### GIVEN DATA

____________

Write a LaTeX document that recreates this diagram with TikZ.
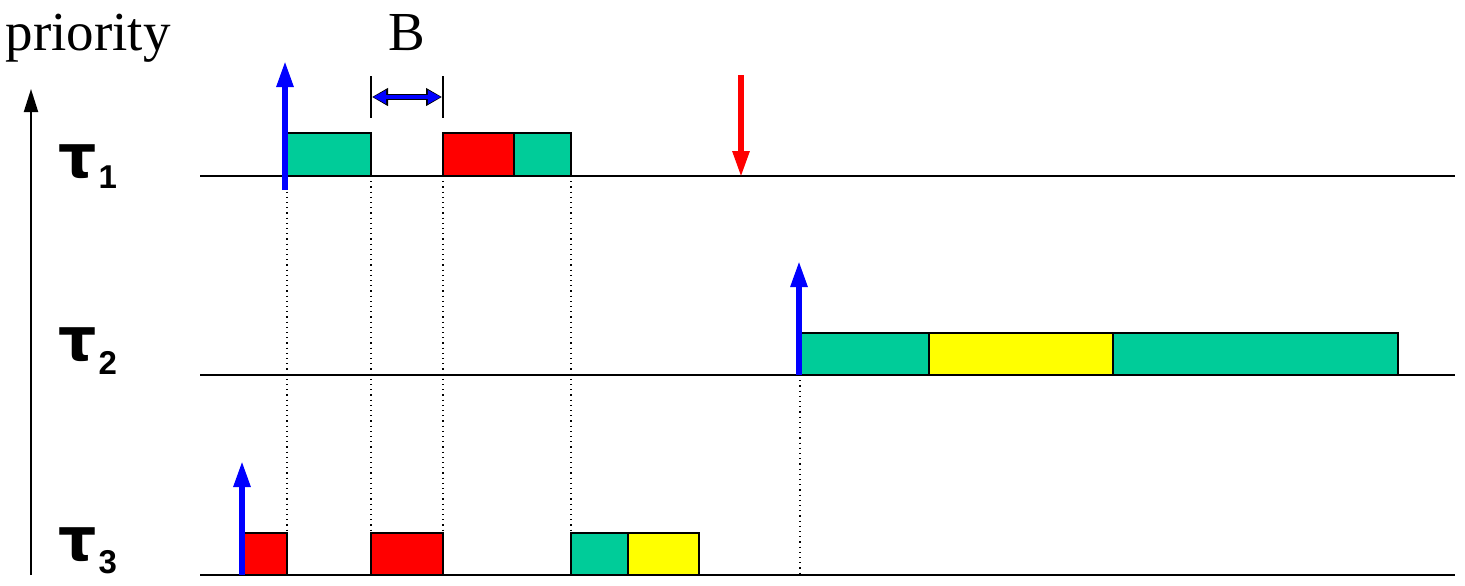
\documentclass[tikz,border=0pt]{standalone}
\usepackage{fontspec}
\setmainfont{Liberation Serif}
\newfontfamily\labfont{Liberation Sans}
\newfontfamily\taufont{DejaVu Sans}
\usetikzlibrary{arrows.meta}
\definecolor{grn}{HTML}{00CC99}
\definecolor{ylw}{HTML}{FFFF00}
\definecolor{rd}{HTML}{FF0000}
\definecolor{bl}{HTML}{0000FF}
\newcommand{\tasklab}[2]{{\taufont\bfseries\fontsize{30}{30}\selectfont τ}\kern1pt\raisebox{#2}{\labfont\bfseries\fontsize{16.5}{16.5}\selectfont #1}}
\begin{document}
\begin{tikzpicture}[x=0.5pt,y=-0.5pt,
  timeline/.style={line width=1pt,black},
  job/.style={draw=black,line width=1pt},
  guide/.style={dotted,line width=0.6pt,black},
  release/.style={bl,line width=2.8pt,-{Triangle[length=13pt,width=8pt]}},
  deadline/.style={rd,line width=2.8pt,-{Triangle[length=13pt,width=8pt]}},
  tau/.style={anchor=base west,inner sep=0pt},
  txt/.style={anchor=base,inner sep=0pt,font=\fontsize{27.5}{27.5}\selectfont}]
\useasboundingbox (0,0) rectangle (1465,585);
% priority axis
\coordinate (pa) at (31,575);
\coordinate (pb) at (31,89);
\draw[line width=1pt,-{Triangle[length=11.5pt,width=7pt]}] (pa) -- (pb);
\node[txt] (prio) at (88,50) {priority};
\node[txt] (B) at (407,50) {B};
% task labels
\node[tau] (t1) at (58,177) {\tasklab{1}{-5.5pt}};
\node[tau] (t2) at (58,360) {\tasklab{2}{-7pt}};
\node[tau] (t3) at (58,560) {\tasklab{3}{-6.5pt}};
% timelines
\coordinate (l1a) at (200,176); \coordinate (l1b) at (1455,176);
\coordinate (l2a) at (200,375); \coordinate (l2b) at (1455,375);
\coordinate (l3a) at (200,575); \coordinate (l3b) at (1455,575);
\draw[timeline] (l1a) -- (l1b);
\draw[timeline] (l2a) -- (l2b);
\draw[timeline] (l3a) -- (l3b);
% dotted guides
\draw[guide] (287,176) -- (287,533);
\draw[guide] (371,176) -- (371,533);
\draw[guide] (443,176) -- (443,533);
\draw[guide] (571,176) -- (571,533);
\draw[guide] (800,375) -- (800,575);
% tau1 jobs
\filldraw[job,fill=grn] (287,133) rectangle (371,176);
\filldraw[job,fill=rd] (443,133) rectangle (514,176);
\filldraw[job,fill=grn] (514,133) rectangle (571,176);
% tau2 jobs
\filldraw[job,fill=grn] (800,333) rectangle (929,375);
\filldraw[job,fill=ylw] (929,333) rectangle (1113,375);
\filldraw[job,fill=grn] (1113,333) rectangle (1398,375);
% tau3 jobs
\filldraw[job,fill=rd] (243,533) rectangle (287,575);
\filldraw[job,fill=rd] (371,533) rectangle (443,575);
\filldraw[job,fill=grn] (571,533) rectangle (628,575);
\filldraw[job,fill=ylw] (628,533) rectangle (699,575);
% release arrows
\coordinate (r1a) at (285,190); \coordinate (r1b) at (285,61);
\coordinate (r2a) at (799,375); \coordinate (r2b) at (799,261);
\coordinate (r3a) at (242,575); \coordinate (r3b) at (242,461);
\draw[release] (r1a) -- (r1b);
\draw[release] (r2a) -- (r2b);
\draw[release] (r3a) -- (r3b);
% deadline arrow
\coordinate (da) at (741,75); \coordinate (db) at (741,177);
\draw[deadline] (da) -- (db);
% blocking interval B
\coordinate (ba1) at (371,76); \coordinate (ba2) at (371,118);
\coordinate (bb1) at (443,76); \coordinate (bb2) at (443,118);
\draw[line width=0.7pt] (ba1) -- (ba2);
\draw[line width=0.7pt] (bb1) -- (bb2);
\coordinate (bl) at (372,97); \coordinate (br) at (442,97);
\draw[black,line width=3.2pt,{Triangle[length=8pt,width=8.5pt]}-{Triangle[length=8pt,width=8.5pt]}] (bl) -- (br);
\draw[bl,line width=1.8pt,shorten <=0.6pt,shorten >=0.6pt,{Triangle[length=6.5pt,width=6.5pt]}-{Triangle[length=6.5pt,width=6.5pt]}] (bl) -- (br);
\end{tikzpicture}
\end{document}
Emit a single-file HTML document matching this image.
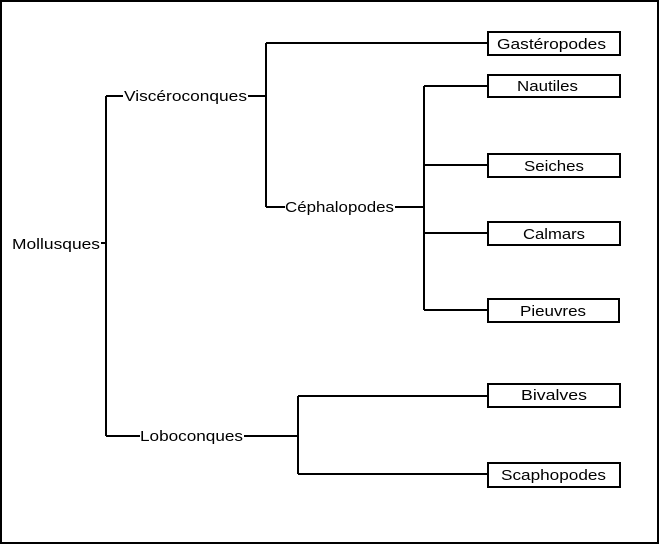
<!DOCTYPE html>
<html><head><style>body{margin:0;background:#fff}svg{display:block}text{font-family:"Liberation Sans",Arial,sans-serif;font-size:15px;fill:#000}</style></head>
<body>
<svg width="660" height="545" viewBox="0 0 660 545" xmlns="http://www.w3.org/2000/svg">
<rect x="1" y="1" width="657" height="542" fill="#fff" stroke="#000" stroke-width="2"/>
<g stroke="#000" stroke-width="2" fill="none">
<path d="M101 243H106M106 96V436M106 96H123M248 96H266M266 43V207M266 43H488M266 207H285M395 207H424M424 86V310M424 86H488M424 165H488M424 233H488M424 310H488M106 436H140M244 436H298M298 396V474M298 396H488M298 474H488"/>
<rect x="488" y="32" width="132" height="23"/>
<rect x="488" y="75" width="132" height="22"/>
<rect x="488" y="154" width="132" height="23"/>
<rect x="488" y="222" width="132" height="23"/>
<rect x="488" y="299" width="131" height="23"/>
<rect x="488" y="384" width="132" height="23"/>
<rect x="488" y="463" width="132" height="24"/>
</g>
<text x="12" y="249" textLength="88" lengthAdjust="spacingAndGlyphs">Mollusques</text>
<text x="124" y="101" textLength="123" lengthAdjust="spacingAndGlyphs">Viscéroconques</text>
<text x="285" y="212" textLength="109" lengthAdjust="spacingAndGlyphs">Céphalopodes</text>
<text x="140" y="441" textLength="103" lengthAdjust="spacingAndGlyphs">Loboconques</text>
<text x="497" y="49" textLength="109" lengthAdjust="spacingAndGlyphs">Gastéropodes</text>
<text x="517" y="91" textLength="61" lengthAdjust="spacingAndGlyphs">Nautiles</text>
<text x="524" y="171" textLength="60" lengthAdjust="spacingAndGlyphs">Seiches</text>
<text x="523" y="239" textLength="62" lengthAdjust="spacingAndGlyphs">Calmars</text>
<text x="520" y="316" textLength="66" lengthAdjust="spacingAndGlyphs">Pieuvres</text>
<text x="521" y="400" textLength="66" lengthAdjust="spacingAndGlyphs">Bivalves</text>
<text x="501" y="480" textLength="105" lengthAdjust="spacingAndGlyphs">Scaphopodes</text>
</svg>
</body></html>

____________

### WRITTEN EXERCISE
Each line of the data should be quoted exactly, with pictures left out.

### RESULT FOR THIS TASK
Write a LaTeX document that recreates this diagram with TikZ.
\documentclass[tikz,border=0pt]{standalone}
\usepackage{fontspec}
\setmainfont{Liberation Serif}
\newfontfamily\labfont{Liberation Sans}
\newfontfamily\taufont{DejaVu Sans}
\usetikzlibrary{arrows.meta}
\definecolor{grn}{HTML}{00CC99}
\definecolor{ylw}{HTML}{FFFF00}
\definecolor{rd}{HTML}{FF0000}
\definecolor{bl}{HTML}{0000FF}
\newcommand{\tasklab}[2]{{\taufont\bfseries\fontsize{30}{30}\selectfont τ}\kern1pt\raisebox{#2}{\labfont\bfseries\fontsize{16.5}{16.5}\selectfont #1}}
\begin{document}
\begin{tikzpicture}[x=0.5pt,y=-0.5pt,
  timeline/.style={line width=1pt,black},
  job/.style={draw=black,line width=1pt},
  guide/.style={dotted,line width=0.6pt,black},
  release/.style={bl,line width=2.8pt,-{Triangle[length=13pt,width=8pt]}},
  deadline/.style={rd,line width=2.8pt,-{Triangle[length=13pt,width=8pt]}},
  tau/.style={anchor=base west,inner sep=0pt},
  txt/.style={anchor=base,inner sep=0pt,font=\fontsize{27.5}{27.5}\selectfont}]
\useasboundingbox (0,0) rectangle (1465,585);
% priority axis
\coordinate (pa) at (31,575);
\coordinate (pb) at (31,89);
\draw[line width=1pt,-{Triangle[length=11.5pt,width=7pt]}] (pa) -- (pb);
\node[txt] (prio) at (88,50) {priority};
\node[txt] (B) at (407,50) {B};
% task labels
\node[tau] (t1) at (58,177) {\tasklab{1}{-5.5pt}};
\node[tau] (t2) at (58,360) {\tasklab{2}{-7pt}};
\node[tau] (t3) at (58,560) {\tasklab{3}{-6.5pt}};
% timelines
\coordinate (l1a) at (200,176); \coordinate (l1b) at (1455,176);
\coordinate (l2a) at (200,375); \coordinate (l2b) at (1455,375);
\coordinate (l3a) at (200,575); \coordinate (l3b) at (1455,575);
\draw[timeline] (l1a) -- (l1b);
\draw[timeline] (l2a) -- (l2b);
\draw[timeline] (l3a) -- (l3b);
% dotted guides
\draw[guide] (287,176) -- (287,533);
\draw[guide] (371,176) -- (371,533);
\draw[guide] (443,176) -- (443,533);
\draw[guide] (571,176) -- (571,533);
\draw[guide] (800,375) -- (800,575);
% tau1 jobs
\filldraw[job,fill=grn] (287,133) rectangle (371,176);
\filldraw[job,fill=rd] (443,133) rectangle (514,176);
\filldraw[job,fill=grn] (514,133) rectangle (571,176);
% tau2 jobs
\filldraw[job,fill=grn] (800,333) rectangle (929,375);
\filldraw[job,fill=ylw] (929,333) rectangle (1113,375);
\filldraw[job,fill=grn] (1113,333) rectangle (1398,375);
% tau3 jobs
\filldraw[job,fill=rd] (243,533) rectangle (287,575);
\filldraw[job,fill=rd] (371,533) rectangle (443,575);
\filldraw[job,fill=grn] (571,533) rectangle (628,575);
\filldraw[job,fill=ylw] (628,533) rectangle (699,575);
% release arrows
\coordinate (r1a) at (285,190); \coordinate (r1b) at (285,61);
\coordinate (r2a) at (799,375); \coordinate (r2b) at (799,261);
\coordinate (r3a) at (242,575); \coordinate (r3b) at (242,461);
\draw[release] (r1a) -- (r1b);
\draw[release] (r2a) -- (r2b);
\draw[release] (r3a) -- (r3b);
% deadline arrow
\coordinate (da) at (741,75); \coordinate (db) at (741,177);
\draw[deadline] (da) -- (db);
% blocking interval B
\coordinate (ba1) at (371,76); \coordinate (ba2) at (371,118);
\coordinate (bb1) at (443,76); \coordinate (bb2) at (443,118);
\draw[line width=0.7pt] (ba1) -- (ba2);
\draw[line width=0.7pt] (bb1) -- (bb2);
\coordinate (bl) at (372,97); \coordinate (br) at (442,97);
\draw[black,line width=3.2pt,{Triangle[length=8pt,width=8.5pt]}-{Triangle[length=8pt,width=8.5pt]}] (bl) -- (br);
\draw[bl,line width=1.8pt,shorten <=0.6pt,shorten >=0.6pt,{Triangle[length=6.5pt,width=6.5pt]}-{Triangle[length=6.5pt,width=6.5pt]}] (bl) -- (br);
\end{tikzpicture}
\end{document}
Emit a single-file HTML document matching this image.
<!DOCTYPE html>
<html><head><style>body{margin:0;background:#fff}svg{display:block}text{font-family:"Liberation Sans",Arial,sans-serif;font-size:15px;fill:#000}</style></head>
<body>
<svg width="660" height="545" viewBox="0 0 660 545" xmlns="http://www.w3.org/2000/svg">
<rect x="1" y="1" width="657" height="542" fill="#fff" stroke="#000" stroke-width="2"/>
<g stroke="#000" stroke-width="2" fill="none">
<path d="M101 243H106M106 96V436M106 96H123M248 96H266M266 43V207M266 43H488M266 207H285M395 207H424M424 86V310M424 86H488M424 165H488M424 233H488M424 310H488M106 436H140M244 436H298M298 396V474M298 396H488M298 474H488"/>
<rect x="488" y="32" width="132" height="23"/>
<rect x="488" y="75" width="132" height="22"/>
<rect x="488" y="154" width="132" height="23"/>
<rect x="488" y="222" width="132" height="23"/>
<rect x="488" y="299" width="131" height="23"/>
<rect x="488" y="384" width="132" height="23"/>
<rect x="488" y="463" width="132" height="24"/>
</g>
<text x="12" y="249" textLength="88" lengthAdjust="spacingAndGlyphs">Mollusques</text>
<text x="124" y="101" textLength="123" lengthAdjust="spacingAndGlyphs">Viscéroconques</text>
<text x="285" y="212" textLength="109" lengthAdjust="spacingAndGlyphs">Céphalopodes</text>
<text x="140" y="441" textLength="103" lengthAdjust="spacingAndGlyphs">Loboconques</text>
<text x="497" y="49" textLength="109" lengthAdjust="spacingAndGlyphs">Gastéropodes</text>
<text x="517" y="91" textLength="61" lengthAdjust="spacingAndGlyphs">Nautiles</text>
<text x="524" y="171" textLength="60" lengthAdjust="spacingAndGlyphs">Seiches</text>
<text x="523" y="239" textLength="62" lengthAdjust="spacingAndGlyphs">Calmars</text>
<text x="520" y="316" textLength="66" lengthAdjust="spacingAndGlyphs">Pieuvres</text>
<text x="521" y="400" textLength="66" lengthAdjust="spacingAndGlyphs">Bivalves</text>
<text x="501" y="480" textLength="105" lengthAdjust="spacingAndGlyphs">Scaphopodes</text>
</svg>
</body></html>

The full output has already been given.